Microsoft has been spearheading the BaaS approach with Azure, which makes different blockchains available to users. But specific platforms are being designed that will enable anyone to launch their own bespoke blockchain. They can do this with their own parameters, on the back of an existing blockchain. You get the functionality you want, just without the hassle of maintaining the network. Stratis is one such BaaS platform, which aims to bring a ‘cloud computing’ approach to blockchain deployment. Ardor, too, will offer an ‘off-the-peg’ approach to launching new blockchains.
Bitcoin as a protocol is remarkably secure, but that strength comes tons of expended energy. By some estimates, the bitcoin network consumes as much power as Ireland. Many other cryptocurrencies operate on the same ‘proof-of-work’ principle – albeit on a far smaller scale – but more energy efficient alternatives like proof-of-stake are being trialled.

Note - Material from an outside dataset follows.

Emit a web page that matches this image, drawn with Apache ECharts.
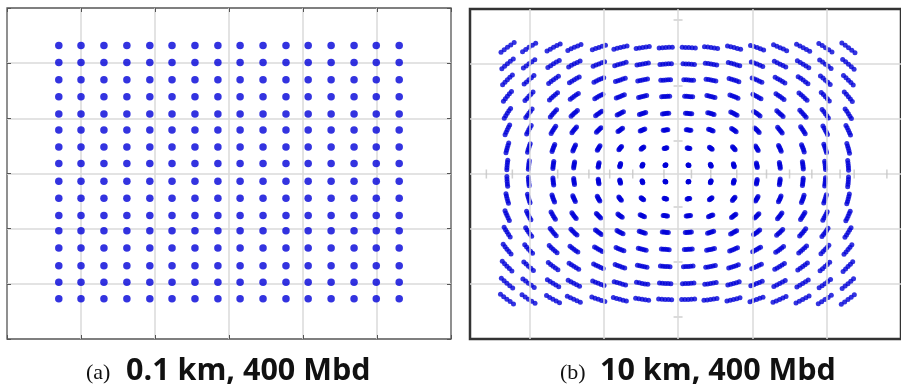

Another approach is to ‘recycle’ bitcoin’s energy usage by using its network to validate transactions on other blockchains. Komodo, a new privacy-centric blockchain project which is just launching its crowd-fund, is pioneering this approach: digests of batches of transactions on its own blockchain are periodically logged on the bitcoin blockchain to engrave the historical record in stone. That offers both the flexibility and innovation made possible by using a new blockchain, along with the unassailable security of bitcoin’s chain.

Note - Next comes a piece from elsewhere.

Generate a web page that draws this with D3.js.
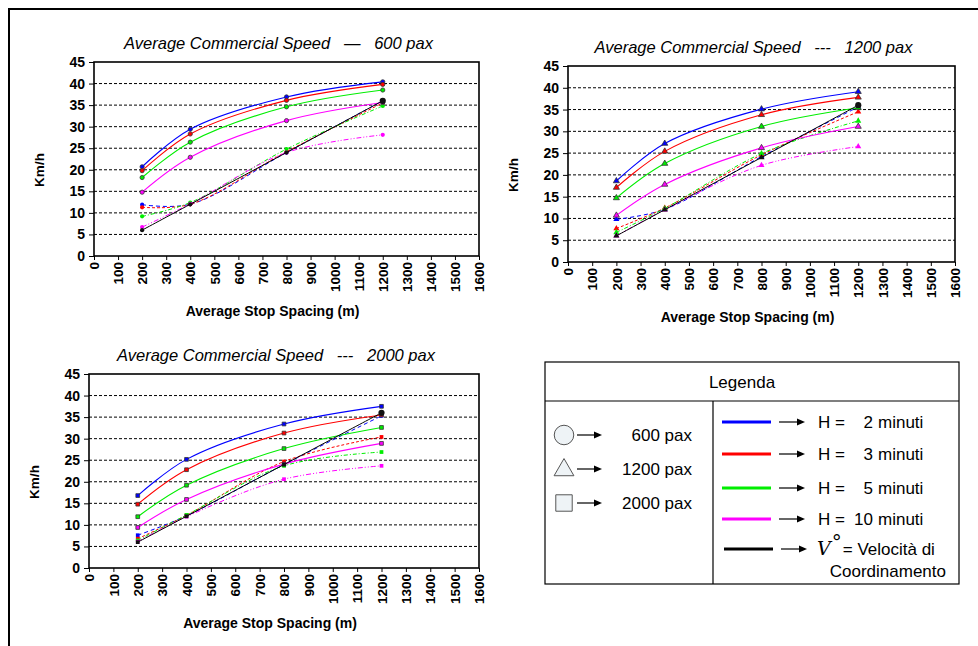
<!DOCTYPE html>
<html>
<head>
<meta charset="utf-8">
<script src="https://cdn.jsdelivr.net/npm/d3@7"></script>
<style>
  body { margin: 0; background: #fff; }
  svg { display: block; }
</style>
</head>
<body>
<script>
/* DATA */
const stopSpacing = [200, 400, 800, 1200];   // m
const xTicks = d3.range(0, 1601, 100);
const yTicks = d3.range(0, 46, 5);
const headwayLabels = ['2', '3', '5', '10'];
const vCoord = [6, 12, 24, 36];               // velocità di coordinamento

// rows: H = 2, 3, 5, 10 minuti
const solid600  = [[20.7, 29.4, 36.9, 40.4], [19.8, 28.3, 36.1, 39.8], [18.2, 26.4, 34.6, 38.5], [14.8, 22.9, 31.4, 35.6]];
const dashed600 = [[11.9, 12.0, 24.0, 36.0], [11.3, 12.0, 24.2, 35.5], [9.2, 12.4, 24.8, 34.8], [6.7, 12.1, 24.0, 28.1]];
const solid1200  = [[18.6, 27.2, 35.1, 39.1], [17.1, 25.4, 33.8, 37.8], [14.7, 22.6, 31.1, 35.4], [10.7, 17.8, 26.2, 31.1]];
const dashed1200 = [[9.8, 12.1, 24.2, 35.6], [7.7, 12.4, 24.6, 34.5], [6.8, 12.3, 24.9, 32.4], [6.0, 12.0, 22.2, 26.5]];
const solid2000  = [[16.8, 25.2, 33.4, 37.5], [14.8, 22.8, 31.3, 35.5], [11.9, 19.2, 27.7, 32.6], [9.4, 15.9, 24.1, 28.9]];
const dashed2000 = [[7.6, 12.1, 24.0, 35.3], [6.8, 12.2, 24.7, 30.4], [6.4, 12.3, 23.7, 26.9], [6.1, 11.9, 20.6, 23.7]];

/* STYLE */
const seriesColors = ['#0000ff', '#ff0000', '#00ee00', '#ff00ff'];
const dashPatterns = ['4,3', '3,2', '4,2,1,2', '5,2,1,2,1,2'];
const font = "Arial, 'Liberation Sans', sans-serif";

const width = 978, height = 646;

const svg = d3.select('body').append('svg')
    .attr('width', width)
    .attr('height', height)
    .style('font-family', font);

svg.append('rect').attr('width', width).attr('height', height).attr('fill', 'white');

// outer frame (left + top only visible)
svg.append('path')
    .attr('d', `M9,${height} V9 H${width}`)
    .attr('fill', 'none')
    .attr('stroke', '#000')
    .attr('stroke-width', 2);

const panels = [
  { title: 'Average Commercial Speed   \u2014   600 pax', left: 94, right: 479, top: 62, bottom: 256,
    symbol: d3.symbolCircle, size: 14, solid: solid600, dashed: dashed600 },
  { title: 'Average Commercial Speed   ---   1200 pax', left: 568, right: 955, top: 66, bottom: 262,
    symbol: d3.symbolTriangle, size: 16, solid: solid1200, dashed: dashed1200 },
  { title: 'Average Commercial Speed   ---   2000 pax', left: 89, right: 479, top: 374, bottom: 568,
    symbol: d3.symbolSquare, size: 14, solid: solid2000, dashed: dashed2000 }
];

function drawPanel(p) {
  const x = d3.scaleLinear().domain([0, 1600]).range([p.left, p.right]);
  const y = d3.scaleLinear().domain([0, 45]).range([p.bottom, p.top]);
  const midX = (p.left + p.right) / 2;
  const g = svg.append('g');

  // title
  g.append('text')
      .attr('x', midX - 8)
      .attr('y', p.top - 13)
      .attr('text-anchor', 'middle')
      .style('font-style', 'italic')
      .style('font-size', '16.5px')
      .style('white-space', 'pre')
      .text(p.title);

  // dotted gridlines
  g.selectAll('line.grid')
    .data(yTicks.filter(v => v > 0 && v < 45))
    .join('line')
      .attr('class', 'grid')
      .attr('x1', p.left).attr('x2', p.right)
      .attr('y1', d => y(d)).attr('y2', d => y(d))
      .attr('stroke', '#000')
      .attr('stroke-width', 1)
      .attr('stroke-dasharray', '3,2');

  // axes
  const yAxis = g.append('g')
      .attr('transform', `translate(${p.left},0)`)
      .call(d3.axisLeft(y).tickValues(yTicks).tickSize(5).tickPadding(4).tickFormat(d3.format('d')));
  yAxis.select('.domain').remove();
  yAxis.selectAll('text')
      .style('font-size', '14px').style('font-weight', 'bold').style('font-family', font).attr('fill', '#000');

  const xAxis = g.append('g')
      .attr('transform', `translate(0,${p.bottom})`)
      .call(d3.axisBottom(x).tickValues(xTicks).tickSize(4).tickFormat(d3.format('d')));
  xAxis.select('.domain').remove();
  xAxis.selectAll('text')
      .attr('transform', 'rotate(-90)')
      .attr('x', -6)
      .attr('y', 0)
      .attr('dy', '0.35em')
      .style('text-anchor', 'end')
      .style('font-size', '13.5px').style('font-weight', 'bold').style('font-family', font).attr('fill', '#000');

  // plot border
  g.append('rect')
      .attr('x', p.left).attr('y', p.top)
      .attr('width', p.right - p.left).attr('height', p.bottom - p.top)
      .attr('fill', 'none')
      .attr('stroke', '#000')
      .attr('stroke-width', 1.6);

  // axis titles
  g.append('text')
      .attr('x', midX - 14)
      .attr('y', p.bottom + 60)
      .attr('text-anchor', 'middle')
      .style('font-weight', 'bold')
      .style('font-size', '14px')
      .text('Average Stop Spacing (m)');

  g.append('text')
      .attr('transform', `translate(${p.left - 50},${(p.top + p.bottom) / 2 + 11}) rotate(-90)`)
      .attr('text-anchor', 'middle')
      .style('font-weight', 'bold')
      .style('font-size', '13.5px')
      .text('Km/h');

  const line = d3.line()
      .x((d, i) => x(stopSpacing[i]))
      .y(d => y(d))
      .curve(d3.curveCatmullRom.alpha(0.5));

  const sym = d3.symbol().type(p.symbol).size(p.size);
  const symBig = d3.symbol().type(d3.symbolCircle).size(30);

  // dashed series
  p.dashed.forEach((vals, k) => {
    g.append('path')
        .attr('d', line(vals))
        .attr('fill', 'none')
        .attr('stroke', seriesColors[k])
        .attr('stroke-width', 1)
        .attr('stroke-dasharray', dashPatterns[k]);
    g.selectAll(null).data(vals).join('path')
        .attr('transform', (d, i) => `translate(${x(stopSpacing[i])},${y(d)})`)
        .attr('d', sym)
        .attr('fill', seriesColors[k]);
  });

  // solid series
  p.solid.forEach((vals, k) => {
    g.append('path')
        .attr('d', line(vals))
        .attr('fill', 'none')
        .attr('stroke', seriesColors[k])
        .attr('stroke-width', 1.1);
    g.selectAll(null).data(vals).join('path')
        .attr('transform', (d, i) => `translate(${x(stopSpacing[i])},${y(d)})`)
        .attr('d', sym)
        .attr('fill', seriesColors[k])
        .attr('stroke', '#333')
        .attr('stroke-width', 0.8);
  });

  // coordination speed
  g.append('path')
      .attr('d', line(vCoord))
      .attr('fill', 'none')
      .attr('stroke', '#000')
      .attr('stroke-width', 1);
  g.selectAll(null).data(vCoord).join('path')
      .attr('transform', (d, i) => `translate(${x(stopSpacing[i])},${y(d)})`)
      .attr('d', (d, i) => i === vCoord.length - 1 ? symBig() : sym())
      .attr('fill', '#111');
}

panels.forEach(drawPanel);

/* LEGEND */
const lg = svg.append('g');
const box = { left: 545, right: 959, top: 362, bottom: 584, header: 401, divider: 713 };

lg.append('rect')
    .attr('x', box.left).attr('y', box.top)
    .attr('width', box.right - box.left).attr('height', box.bottom - box.top)
    .attr('fill', 'white').attr('stroke', '#000').attr('stroke-width', 1.2);
lg.append('line')
    .attr('x1', box.left).attr('x2', box.right)
    .attr('y1', box.header).attr('y2', box.header)
    .attr('stroke', '#000').attr('stroke-width', 1.2);
lg.append('line')
    .attr('x1', box.divider).attr('x2', box.divider)
    .attr('y1', box.header).attr('y2', box.bottom)
    .attr('stroke', '#000').attr('stroke-width', 1.2);

lg.append('text')
    .attr('x', 742).attr('y', 388)
    .attr('text-anchor', 'middle')
    .style('font-size', '17px')
    .text('Legenda');

function arrow(x1, x2, yy) {
  lg.append('line')
      .attr('x1', x1).attr('x2', x2 - 6)
      .attr('y1', yy).attr('y2', yy)
      .attr('stroke', '#000').attr('stroke-width', 1.2);
  lg.append('path')
      .attr('d', `M${x2},${yy} L${x2 - 8},${yy - 3.5} L${x2 - 8},${yy + 3.5} Z`)
      .attr('fill', '#000');
}

const paxLabels = ['600 pax', '1200 pax', '2000 pax'];
const paxSymbols = [d3.symbolCircle, d3.symbolTriangle, d3.symbolSquare];
const paxSizes = [300, 170, 270];
const paxRowY = [435, 469, 503];

paxLabels.forEach((lab, i) => {
  const yy = paxRowY[i];
  lg.append('path')
      .attr('transform', `translate(564,${yy + (i === 1 ? 1 : 0)})`)
      .attr('d', d3.symbol().type(paxSymbols[i]).size(paxSizes[i])())
      .attr('fill', '#eef3f6')
      .attr('stroke', '#555')
      .attr('stroke-width', 1);
  arrow(577, 602, yy);
  lg.append('text')
      .attr('x', 692).attr('y', yy + 6)
      .attr('text-anchor', 'end')
      .style('font-size', '17px')
      .text(lab);
});

const hRowY = [422, 454, 488, 519];
headwayLabels.forEach((h, i) => {
  const yy = hRowY[i];
  lg.append('line')
      .attr('x1', 722).attr('x2', 771)
      .attr('y1', yy).attr('y2', yy)
      .attr('stroke', seriesColors[i]).attr('stroke-width', 3);
  arrow(779, 805, yy);
  lg.append('text').attr('x', 818).attr('y', yy + 6).style('font-size', '17px').text('H =');
  lg.append('text').attr('x', 873).attr('y', yy + 6).attr('text-anchor', 'end').style('font-size', '17px').text(h);
  lg.append('text').attr('x', 878).attr('y', yy + 6).style('font-size', '17px').text('minuti');
});

// V° row
lg.append('line')
    .attr('x1', 724).attr('x2', 773)
    .attr('y1', 549).attr('y2', 549)
    .attr('stroke', '#000').attr('stroke-width', 3);
arrow(781, 807, 549);
const vt = lg.append('text').attr('x', 817).attr('y', 555).style('font-size', '17px');
vt.append('tspan').style('font-family', "'DejaVu Serif', 'Liberation Serif', serif").style('font-style', 'italic').style('font-size', '19px').text('V');
vt.append('tspan').attr('dy', -6).attr('dx', 1).style('font-size', '20px').style('font-family', "'DejaVu Sans', sans-serif").text('\u00B0');
vt.append('tspan').attr('dy', 6).attr('dx', 1).text('= Velocità di');
lg.append('text').attr('x', 946).attr('y', 577).attr('text-anchor', 'end').style('font-size', '17px').text('Coordinamento');
</script>
</body>
</html>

There’s no doubt that blockchain can and already is disrupting the existing ecash payments system. Banks and governments are catching onto the efficiencies and other advantages. They don’t generally like the idea of giving up control of money they create and oversee, similar to bitcoin. On the bitcoin ledger, once a transaction has been made it’s permanent. There are no do-overs, no reversibility. And so central and commercial banks are researching and creating their own kind of blockchains. These are so-called permissioned ledgers that can restrict who makes transactions and intervene when they want to. Depending on where you stand, these are either a wonderful improvement on the classic blockchain. However, there’s also an unthinkable oxymoron that flies in the face of everything bitcoin stands for. Wherever you stand, though, permissioned ledgers are coming down the track fast.
Tangle: the blockchain that isn’t a blockchain
Blockchain is great, but it has problems. It’s hard to scale up, since there’s so much information stored on the ledger. There are various ways to address this. One is the Tangle, pioneered by Iota, which – if you really want to know – is a form of Directed Acyclic Graph (DAG). It’s less of a block-chain than a block-braid. One is a lightweight, scalable approach that circumvents some of the blockchain’s limitations. However, it still allows peer-to-peer transfers of information.
Over the coming months and years, we can expect greater evolution of the technology to include more forms of blockchains-that-aren’t-quite-blockchains.